Two of the final four epee fencers — Notre Dame freshman Ariel Simmons and Princeton sophomore Wesley Johnson — made their first NCAA appearance, while Schumacher and Yoo each made their first semifinal appearance.

Schumacher, the event’s top seed, got past No. 4-seeded Simmons, withstanding an early run by the Irish representative to win 15-10 in the semifinal. In the other semifinal bout, Yoo downed Johnson 15-6 to punch his ticket to the title bout.

Some major shifting on Day 2 allowed Schumacher and Simmons to make the top four. Schumacher sat in fifth place after three rounds, but went 7-1 on Friday to top the leaderboard. Simmons was in eighth place after Thursday, but went 6-2 to leapfrog four spots.

Harvard’s Eli Dershwitz took the top seed into the semifinal and didn’t let up, snaring a decisive 15-6 semifinal victory over fourth-seeded Ben Natanzon before going on to defeat Wayne State’s Zaid Elsissy 15-10 in the championship. Dershwitz owned a 14-6 lead over Elsissy before giving up four straight touches, but put an end to the threat on the next exchange.

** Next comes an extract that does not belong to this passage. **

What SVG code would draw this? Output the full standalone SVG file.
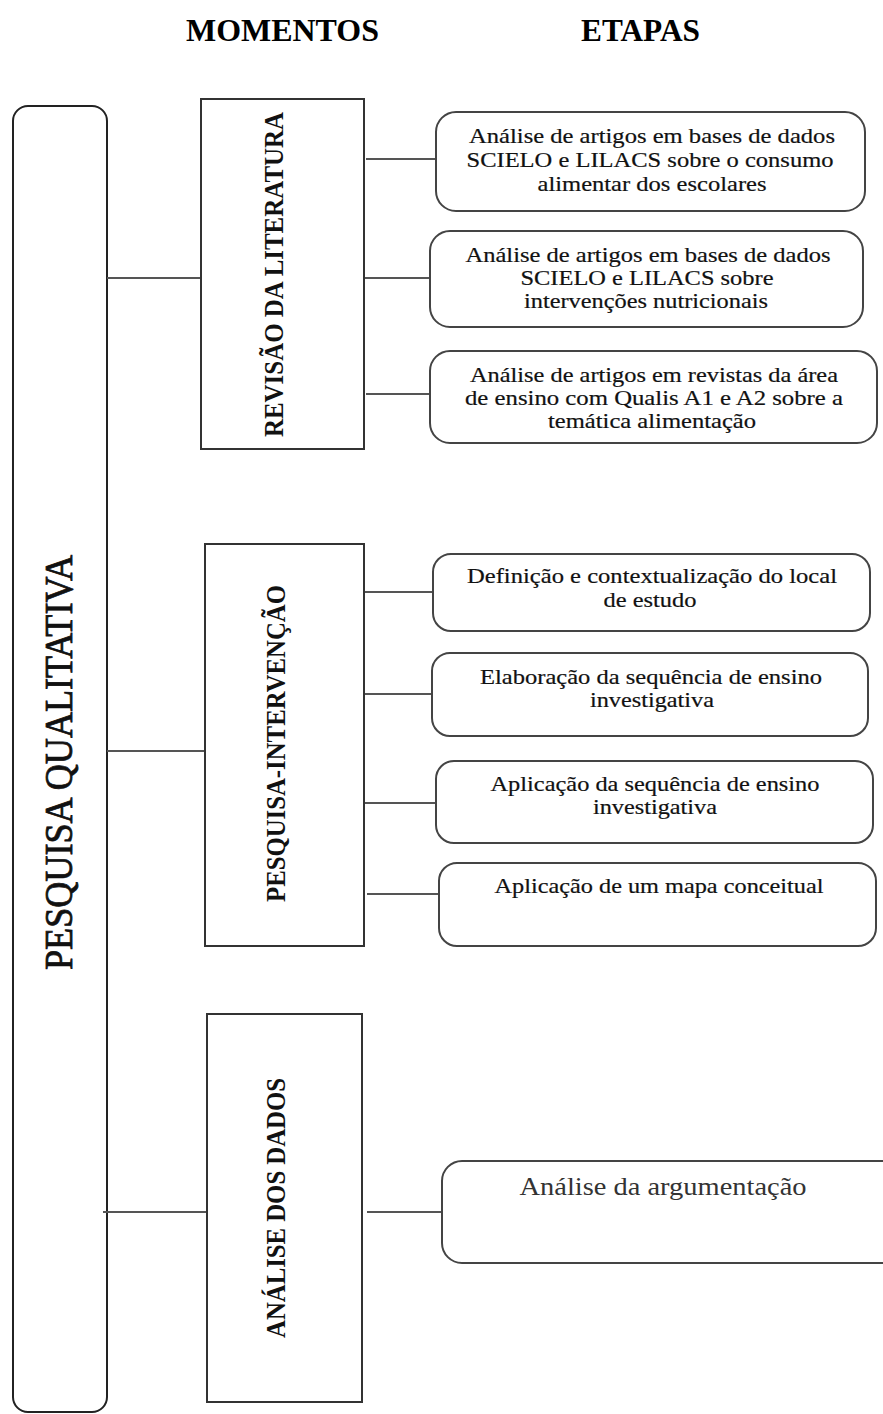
<svg xmlns="http://www.w3.org/2000/svg" width="883" height="1414" viewBox="0 0 883 1414">
<style>
.hdr{font-family:"Liberation Serif","Times New Roman",serif;font-weight:bold;font-size:31px;fill:#000;text-anchor:middle}
.vt{font-family:"Liberation Serif","Times New Roman",serif;font-weight:bold;font-size:28px;fill:#111;text-anchor:middle}
.vq{font-family:"Liberation Serif","Times New Roman",serif;font-size:40px;fill:#111;text-anchor:middle;stroke:#111;stroke-width:0.8}
.t{font-family:"Liberation Serif","Times New Roman",serif;font-size:21px;fill:#111;text-anchor:middle;stroke:#111;stroke-width:0.2}
.t2{font-family:"Liberation Serif","Times New Roman",serif;font-size:25px;fill:#333;text-anchor:middle}
.mom{fill:#fff;stroke:#333;stroke-width:2}
.step{fill:#fff;stroke:#444;stroke-width:2}
.conn line{stroke:#555;stroke-width:2}
</style>
<rect width="883" height="1414" fill="#fff"/>
<g id="headers">
<text class="hdr" x="282.5" y="41" textLength="193" lengthAdjust="spacingAndGlyphs">MOMENTOS</text>
<text class="hdr" x="640.5" y="41" textLength="119" lengthAdjust="spacingAndGlyphs">ETAPAS</text>
</g>
<g id="pesquisa-qualitativa">
<rect x="13" y="106" width="94" height="1306" rx="15" fill="#fff" stroke="#222" stroke-width="2"/>
<text class="vq" transform="translate(72,762.5) rotate(-90)" textLength="415" lengthAdjust="spacingAndGlyphs">PESQUISA QUALITATIVA</text>
</g>
<g class="conn" id="connectors">
<line x1="107" y1="278" x2="201" y2="278"/>
<line x1="107" y1="751" x2="205" y2="751"/>
<line x1="103" y1="1212" x2="207" y2="1212"/>
<line x1="366" y1="159" x2="436" y2="159"/>
<line x1="362" y1="278" x2="430" y2="278"/>
<line x1="366" y1="394" x2="430" y2="394"/>
<line x1="362" y1="592" x2="433" y2="592"/>
<line x1="362" y1="694" x2="432" y2="694"/>
<line x1="364" y1="803" x2="436" y2="803"/>
<line x1="367" y1="894" x2="439" y2="894"/>
<line x1="367" y1="1212" x2="442" y2="1212"/>
</g>
<g id="revisao">
<rect class="mom" x="201" y="99" width="163" height="350"/>
<text class="vt" transform="translate(283,274.5) rotate(-90)" textLength="325" lengthAdjust="spacingAndGlyphs">REVISÃO DA LITERATURA</text>
</g>
<g id="intervencao">
<rect class="mom" x="205" y="544" width="159" height="402"/>
<text class="vt" transform="translate(285,743.5) rotate(-90)" textLength="317" lengthAdjust="spacingAndGlyphs">PESQUISA-INTERVENÇÃO</text>
</g>
<g id="analise">
<rect class="mom" x="207" y="1014" width="155" height="388"/>
<text class="vt" transform="translate(285,1208) rotate(-90)" textLength="260" lengthAdjust="spacingAndGlyphs">ANÁLISE DOS DADOS</text>
</g>
<g id="etapa1">
<rect class="step" x="436" y="112" width="429" height="99" rx="20"/>
<text class="t" x="652" y="143" textLength="366" lengthAdjust="spacingAndGlyphs">Análise de artigos em bases de dados</text>
<text class="t" x="650" y="167" textLength="367" lengthAdjust="spacingAndGlyphs">SCIELO e LILACS sobre o consumo</text>
<text class="t" x="652" y="191" textLength="229" lengthAdjust="spacingAndGlyphs">alimentar dos escolares</text>
</g>
<g id="etapa2">
<rect class="step" x="430" y="231" width="433" height="96" rx="20"/>
<text class="t" x="648" y="262" textLength="365" lengthAdjust="spacingAndGlyphs">Análise de artigos em bases de dados</text>
<text class="t" x="647" y="285" textLength="253" lengthAdjust="spacingAndGlyphs">SCIELO e LILACS sobre</text>
<text class="t" x="646" y="308" textLength="244" lengthAdjust="spacingAndGlyphs">intervenções nutricionais</text>
</g>
<g id="etapa3">
<rect class="step" x="430" y="351" width="447" height="92" rx="20"/>
<text class="t" x="654" y="382" textLength="368" lengthAdjust="spacingAndGlyphs">Análise de artigos em revistas da área</text>
<text class="t" x="654" y="405" textLength="378" lengthAdjust="spacingAndGlyphs">de ensino com Qualis A1 e A2 sobre a</text>
<text class="t" x="652" y="428" textLength="208" lengthAdjust="spacingAndGlyphs">temática alimentação</text>
</g>
<g id="etapa4">
<rect class="step" x="433" y="554" width="437" height="77" rx="18"/>
<text class="t" x="652" y="583" textLength="370" lengthAdjust="spacingAndGlyphs">Definição e contextualização do local</text>
<text class="t" x="650" y="607" textLength="93" lengthAdjust="spacingAndGlyphs">de estudo</text>
</g>
<g id="etapa5">
<rect class="step" x="432" y="653" width="436" height="83" rx="18"/>
<text class="t" x="651" y="684" textLength="342" lengthAdjust="spacingAndGlyphs">Elaboração da sequência de ensino</text>
<text class="t" x="652" y="707" textLength="124" lengthAdjust="spacingAndGlyphs">investigativa</text>
</g>
<g id="etapa6">
<rect class="step" x="436" y="761" width="437" height="82" rx="18"/>
<text class="t" x="655" y="791" textLength="329" lengthAdjust="spacingAndGlyphs">Aplicação da sequência de ensino</text>
<text class="t" x="655" y="814" textLength="124" lengthAdjust="spacingAndGlyphs">investigativa</text>
</g>
<g id="etapa7">
<rect class="step" x="439" y="863" width="437" height="83" rx="18"/>
<text class="t" x="659" y="893" textLength="329" lengthAdjust="spacingAndGlyphs">Aplicação de um mapa conceitual</text>
</g>
<g id="etapa8">
<rect class="step" x="442" y="1161" width="460" height="102" rx="20"/>
<text class="t2" x="663" y="1195" textLength="287" lengthAdjust="spacingAndGlyphs">Análise da argumentação</text>
</g>
</svg>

“It feels great,” Dershwitz said. “I haven’t competed at NCAAs in a while because I took some time off to train and it feels great to be back at this huge tournament with my team supporting me. They were a great inspiration all day and were cheering really loud from back in the stands, and it just feels great to bring a title home for Harvard.”

In the second semifinal, Elsissy picked up an impressive win, defeating Ohio State’s Faras Arfa 15-7.

Dershwitz finished pool play with a 21-2 record, followed by No. 2 seed Arfa with a 17-6 mark, No. 3 Elsissy at 15-8 (+27 indicator) and No. 4 Natanzon also at 15-8 (+24). In fact, four entrants finished in a tie for third place with 15-8 marks, but Elsissy and Natanzon advanced by indicator.

Up Next

The focus will shift to the women’s competition starting Saturday with rounds 1-3 of foil, epee and sabre. The foil rounds will begin at 9 a.m. ET, followed by epee at 11 a.m. and sabre at 1:30 p.m. at the Indiana Farmers Coliseum.